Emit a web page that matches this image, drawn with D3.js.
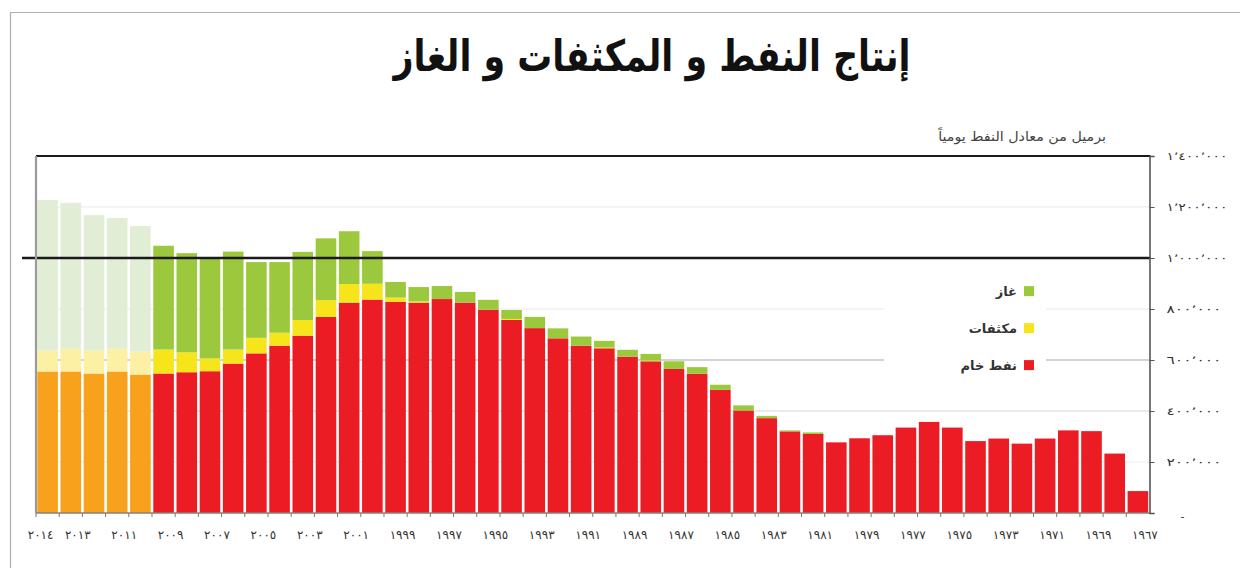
<!DOCTYPE html>
<html>
<head>
<meta charset="utf-8">
<script src="https://cdnjs.cloudflare.com/ajax/libs/d3/7.8.5/d3.min.js"></script>
<style>
  body { margin: 0; background: #fff; }
  svg { display: block; font-family: "DejaVu Sans", sans-serif; }
</style>
</head>
<body>
<div id="chart"></div>
<script>
// years run right-to-left in the original, newest first
var years = [2014, 2013, 2012, 2011, 2010, 2009, 2008, 2007, 2006, 2005, 2004, 2003, 2002, 2001, 2000,
             1999, 1998, 1997, 1996, 1995, 1994, 1993, 1992, 1991, 1990, 1989, 1988, 1987, 1986, 1985,
             1984, 1983, 1982, 1981, 1980, 1979, 1978, 1977, 1976, 1975, 1974, 1973, 1972, 1971, 1970,
             1969, 1968, 1967];

// thousand barrels of oil equivalent per day
var crude = [555, 555, 547, 555, 543, 547, 552, 556, 586, 626, 656, 695, 769, 825, 837,
             828, 825, 839, 825, 797, 757, 725, 685, 656, 646, 613, 595, 565, 546, 483,
             402, 372, 320, 310, 277, 293, 305, 335, 357, 335, 282, 292, 272, 292, 324,
             321, 233, 86];
var condensate = [82, 90, 90, 90, 90, 94, 78, 50, 55, 61, 51, 62, 66, 73, 62,
                  17, 5, 0, 0, 0, 4, 0, 0, 0, 3, 0, 3, 0, 0, 0,
                  0, 0, 0, 0, 0, 0, 0, 0, 0, 0, 0, 0, 0, 0, 0,
                  0, 0, 0];
var gas = [590, 571, 531, 512, 492, 407, 389, 394, 384, 297, 277, 267, 242, 207, 128,
           61, 56, 51, 42, 39, 35, 44, 39, 36, 26, 27, 26, 30, 26, 20,
           20, 9, 4, 6, 0, 0, 0, 0, 0, 0, 0, 0, 0, 0, 0,
           0, 0, 0];

var projectedYears = [2014, 2013, 2012, 2011, 2010];
var labelYears = [2014, 2013, 2011, 2009, 2007, 2005, 2003, 2001, 1999, 1997, 1995, 1993, 1991,
                  1989, 1987, 1985, 1983, 1981, 1979, 1977, 1975, 1973, 1971, 1969, 1967];
var yTicks = [0, 200000, 400000, 600000, 800000, 1000000, 1200000, 1400000];

var seriesKeys = ["crude", "condensate", "gas"];
var seriesNames = {gas: "غاز", condensate: "مكثفات", crude: "نفط خام"};
var colors = {crude: "#ec1c24", condensate: "#f6e51b", gas: "#9bc83c"};
var paleColors = {crude: "#f7a11c", condensate: "#fbf0a3", gas: "#e1edd4"};

var width = 1240, height = 568;
var margin = {top: 156, right: 90.5, bottom: 55, left: 36};
var plotW = width - margin.left - margin.right,
    plotH = height - margin.top - margin.bottom;

function arabicDigits(s) {
  return String(s).replace(/[0-9]/g, function(c) { return "٠١٢٣٤٥٦٧٨٩"[+c]; });
}

// squeeze or stretch a text horizontally around its anchor so it fills a given width
function fitWidth(sel, anchorX, w) {
  var tw = sel.node().getComputedTextLength();
  sel.attr("transform", "translate(" + anchorX + ",0) scale(" + (w / tw) + ",1) translate(" + (-anchorX) + ",0)");
}

var rows = years.map(function(y, i) {
  return {year: y, crude: crude[i] * 1000, condensate: condensate[i] * 1000, gas: gas[i] * 1000};
});

var stack = d3.stack().keys(seriesKeys)(rows);

var x = d3.scaleBand().domain(years).range([0, plotW]).padding(0);
var y = d3.scaleLinear().domain([0, 1400000]).range([plotH, 0]);

var svg = d3.select("#chart").append("svg")
    .attr("width", width)
    .attr("height", height);

// frame of the scanned page
svg.append("path")
  .attr("d", "M10.5,568 V12.5 H1240")
  .attr("fill", "none")
  .attr("stroke", "#b0b0b0")
  .attr("stroke-width", 1.2);

// title
var title = svg.append("text")
  .attr("x", 652)
  .attr("y", 71)
  .attr("text-anchor", "middle")
  .style("font-size", "43px")
  .style("font-weight", "bold")
  .attr("fill", "#111")
  .text("إنتاج النفط و المكثفات و الغاز");
fitWidth(title, 652, 517);

// unit label
var unit = svg.append("text")
  .attr("x", 1106)
  .attr("y", 141)
  .attr("text-anchor", "end")
  .style("font-size", "13px")
  .attr("fill", "#444")
  .text("برميل من معادل النفط يومياً");
fitWidth(unit, 1106, 168);

var g = svg.append("g")
  .attr("transform", "translate(" + margin.left + "," + margin.top + ")");

// light gridlines
var gridColor = {200000: "#f3f3f3", 400000: "#e4e4e4", 600000: "#c4c4c4", 800000: "#f1f1f1", 1200000: "#f1f1f1"};
g.append("g").selectAll("line")
  .data(yTicks.filter(function(d) { return gridColor[d]; }))
  .join("line")
    .attr("x1", 0)
    .attr("x2", plotW)
    .attr("y1", function(d) { return y(d); })
    .attr("y2", function(d) { return y(d); })
    .attr("stroke", function(d) { return gridColor[d]; })
    .attr("stroke-width", 1.5);

// stacked bars
var inset = 1.3;
g.append("g").selectAll("g")
  .data(stack)
  .join("g")
  .selectAll("rect")
  .data(function(s) { return s.map(function(d) { d.key = s.key; return d; }); })
  .join("rect")
    .attr("x", function(d) { return x(d.data.year) + inset; })
    .attr("width", x.bandwidth() - 2 * inset)
    .attr("y", function(d) { return y(d[1]); })
    .attr("height", function(d) { return y(d[0]) - y(d[1]); })
    .attr("fill", function(d) {
      return projectedYears.indexOf(d.data.year) >= 0 ? paleColors[d.key] : colors[d.key];
    });

// legend (white box hides the gridline behind it)
var legend = g.append("g").attr("transform", "translate(" + (1024 - margin.left) + ",0)");
legend.append("rect")
  .attr("x", -140)
  .attr("y", y(1060000) + 10)
  .attr("width", 162)
  .attr("height", 112)
  .attr("fill", "#fff");
var legendKeys = ["gas", "condensate", "crude"];
var legendY = d3.scalePoint().domain(legendKeys).range([y(870000), y(580000)]);
legend.selectAll("rect.key")
  .data(legendKeys)
  .join("rect")
    .attr("class", "key")
    .attr("x", 0)
    .attr("y", function(d) { return legendY(d) - 5; })
    .attr("width", 10)
    .attr("height", 10)
    .attr("fill", function(d) { return colors[d]; });
legend.selectAll("text")
  .data(legendKeys)
  .join("text")
    .attr("x", -7)
    .attr("y", function(d) { return legendY(d) + 5; })
    .attr("text-anchor", "end")
    .style("font-size", "13px")
    .style("font-weight", "bold")
    .attr("fill", "#333")
    .text(function(d) { return seriesNames[d]; });

// heavy black lines at 1,400,000 and 1,000,000
g.append("line")
  .attr("x1", 0).attr("x2", plotW + 1)
  .attr("y1", y(1400000)).attr("y2", y(1400000))
  .attr("stroke", "#1a1a1a").attr("stroke-width", 2.2);
g.append("line")
  .attr("x1", -14).attr("x2", plotW + 1)
  .attr("y1", y(1000000)).attr("y2", y(1000000))
  .attr("stroke", "#1a1a1a").attr("stroke-width", 2.4);

// left edge
g.append("line")
  .attr("x1", 0).attr("x2", 0)
  .attr("y1", 0).attr("y2", plotH)
  .attr("stroke", "#9a9a9a").attr("stroke-width", 2.2);

// x axis: small ticks at every band edge, labels on odd years
var xAxis = g.append("g")
  .attr("transform", "translate(0," + plotH + ")");
xAxis.append("line")
  .attr("x1", 0).attr("x2", plotW)
  .attr("stroke", "#8d7f78").attr("stroke-width", 1.6);
xAxis.selectAll("line.tick")
  .data(years)
  .join("line")
    .attr("class", "tick")
    .attr("x1", function(d) { return x(d); })
    .attr("x2", function(d) { return x(d); })
    .attr("y1", 0).attr("y2", 4)
    .attr("stroke", "#777");

var xLabels = g.append("g")
  .attr("transform", "translate(7," + plotH + ")")
  .call(d3.axisBottom(x).tickValues(labelYears).tickSize(0).tickPadding(17)
        .tickFormat(function(d) { return arabicDigits(d); }));
xLabels.select(".domain").remove();
xLabels.selectAll("text")
  .style("font-size", "12px")
  .style("font-family", "DejaVu Sans, sans-serif")
  .attr("fill", "#333");
// the first label sits left of its bar in the original
xLabels.selectAll(".tick").filter(function(d) { return d === 2014; })
  .select("text").attr("dx", -14);

// right y axis
var yAxis = g.append("g")
  .attr("transform", "translate(" + plotW + ",0)")
  .call(d3.axisRight(y).tickValues(yTicks).tickSize(5).tickPadding(12)
        .tickFormat(function(d) {
          return d === 0 ? "-" : arabicDigits(d3.format(",")(d)).replace(/,/g, "٬");
        }));
yAxis.select(".domain").attr("stroke", "#555").attr("stroke-width", 1.6);
yAxis.selectAll(".tick line").attr("stroke", "#555");
yAxis.selectAll("text")
  .style("font-size", "11px")
  .style("font-family", "DejaVu Sans, sans-serif")
  .attr("fill", "#333");
yAxis.selectAll(".tick").filter(function(d) { return d > 0; })
  .select("text").each(function(d) {
    var t = d3.select(this);
    fitWidth(t, +t.attr("x"), d >= 1000000 ? 61 : 55);
  });
yAxis.selectAll(".tick").filter(function(d) { return d === 0; })
  .select("text").attr("dx", 14).attr("dy", "0.6em");
</script>
</body>
</html>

## Exercise requirements:
Write out, word for word, the lines from the start of the data through the one holding "1969, 1968, 1967];". Omit pictures.

## Final answer:
Emit a web page that matches this image, drawn with D3.js.
<!DOCTYPE html>
<html>
<head>
<meta charset="utf-8">
<script src="https://cdnjs.cloudflare.com/ajax/libs/d3/7.8.5/d3.min.js"></script>
<style>
  body { margin: 0; background: #fff; }
  svg { display: block; font-family: "DejaVu Sans", sans-serif; }
</style>
</head>
<body>
<div id="chart"></div>
<script>
// years run right-to-left in the original, newest first
var years = [2014, 2013, 2012, 2011, 2010, 2009, 2008, 2007, 2006, 2005, 2004, 2003, 2002, 2001, 2000,
             1999, 1998, 1997, 1996, 1995, 1994, 1993, 1992, 1991, 1990, 1989, 1988, 1987, 1986, 1985,
             1984, 1983, 1982, 1981, 1980, 1979, 1978, 1977, 1976, 1975, 1974, 1973, 1972, 1971, 1970,
             1969, 1968, 1967];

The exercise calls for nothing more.